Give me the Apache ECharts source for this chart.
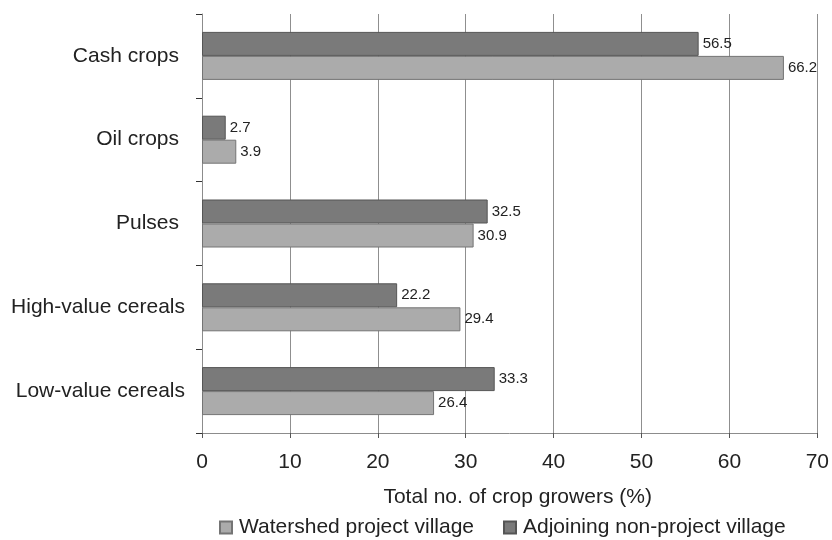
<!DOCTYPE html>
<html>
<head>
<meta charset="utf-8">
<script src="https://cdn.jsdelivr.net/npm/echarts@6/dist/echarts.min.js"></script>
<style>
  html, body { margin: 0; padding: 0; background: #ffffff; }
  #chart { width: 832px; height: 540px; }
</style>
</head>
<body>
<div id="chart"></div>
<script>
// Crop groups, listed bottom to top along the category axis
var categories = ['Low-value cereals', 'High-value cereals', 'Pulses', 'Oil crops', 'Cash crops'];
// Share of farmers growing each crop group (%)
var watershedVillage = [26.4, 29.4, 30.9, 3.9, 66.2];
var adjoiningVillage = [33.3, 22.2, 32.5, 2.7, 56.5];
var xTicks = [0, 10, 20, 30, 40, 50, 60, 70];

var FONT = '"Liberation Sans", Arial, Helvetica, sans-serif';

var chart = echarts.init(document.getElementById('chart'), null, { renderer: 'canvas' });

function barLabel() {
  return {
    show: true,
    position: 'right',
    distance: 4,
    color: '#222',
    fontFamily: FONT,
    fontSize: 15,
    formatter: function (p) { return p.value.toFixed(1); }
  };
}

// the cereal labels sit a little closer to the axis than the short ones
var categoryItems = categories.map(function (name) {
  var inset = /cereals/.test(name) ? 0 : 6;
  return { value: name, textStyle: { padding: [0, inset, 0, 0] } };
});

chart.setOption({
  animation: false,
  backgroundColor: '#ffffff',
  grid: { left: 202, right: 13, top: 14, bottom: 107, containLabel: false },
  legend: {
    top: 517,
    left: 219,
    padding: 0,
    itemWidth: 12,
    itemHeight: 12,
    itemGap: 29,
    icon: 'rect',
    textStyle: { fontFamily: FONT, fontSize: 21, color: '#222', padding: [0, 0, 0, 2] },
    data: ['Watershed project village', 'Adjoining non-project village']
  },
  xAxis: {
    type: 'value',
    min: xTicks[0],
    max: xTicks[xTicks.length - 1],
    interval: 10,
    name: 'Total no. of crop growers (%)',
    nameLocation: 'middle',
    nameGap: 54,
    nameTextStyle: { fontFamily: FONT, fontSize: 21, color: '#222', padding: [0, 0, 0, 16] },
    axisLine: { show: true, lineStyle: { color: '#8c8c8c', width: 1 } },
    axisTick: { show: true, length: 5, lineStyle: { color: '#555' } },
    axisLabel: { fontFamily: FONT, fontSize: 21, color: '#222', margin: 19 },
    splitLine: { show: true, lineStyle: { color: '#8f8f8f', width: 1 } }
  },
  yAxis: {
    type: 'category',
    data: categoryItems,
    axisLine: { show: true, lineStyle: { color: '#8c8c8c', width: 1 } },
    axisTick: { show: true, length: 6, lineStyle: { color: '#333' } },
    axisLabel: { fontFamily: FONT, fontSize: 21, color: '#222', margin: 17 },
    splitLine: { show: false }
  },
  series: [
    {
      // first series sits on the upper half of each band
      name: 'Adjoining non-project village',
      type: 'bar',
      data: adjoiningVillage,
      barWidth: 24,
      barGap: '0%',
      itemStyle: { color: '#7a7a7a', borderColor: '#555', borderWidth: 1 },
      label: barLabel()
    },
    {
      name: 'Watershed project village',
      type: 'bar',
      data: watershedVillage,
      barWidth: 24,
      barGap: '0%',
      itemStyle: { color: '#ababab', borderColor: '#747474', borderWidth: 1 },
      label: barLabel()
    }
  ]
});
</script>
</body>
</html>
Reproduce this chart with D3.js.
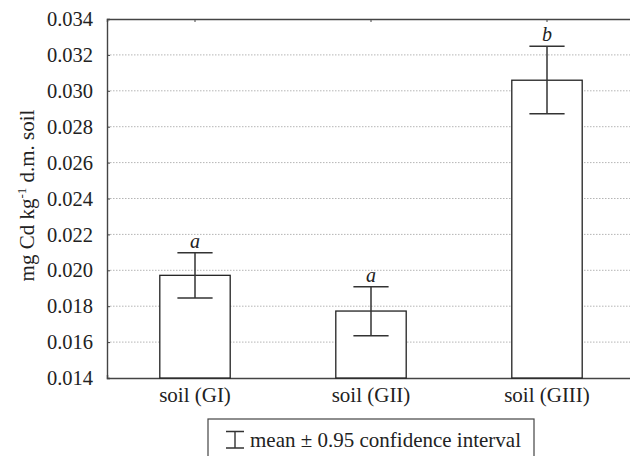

TASK STATEMENT -> Report how many lines in the data contain the word "this", with no words besides the number.

WRITTEN SOLUTION -> 2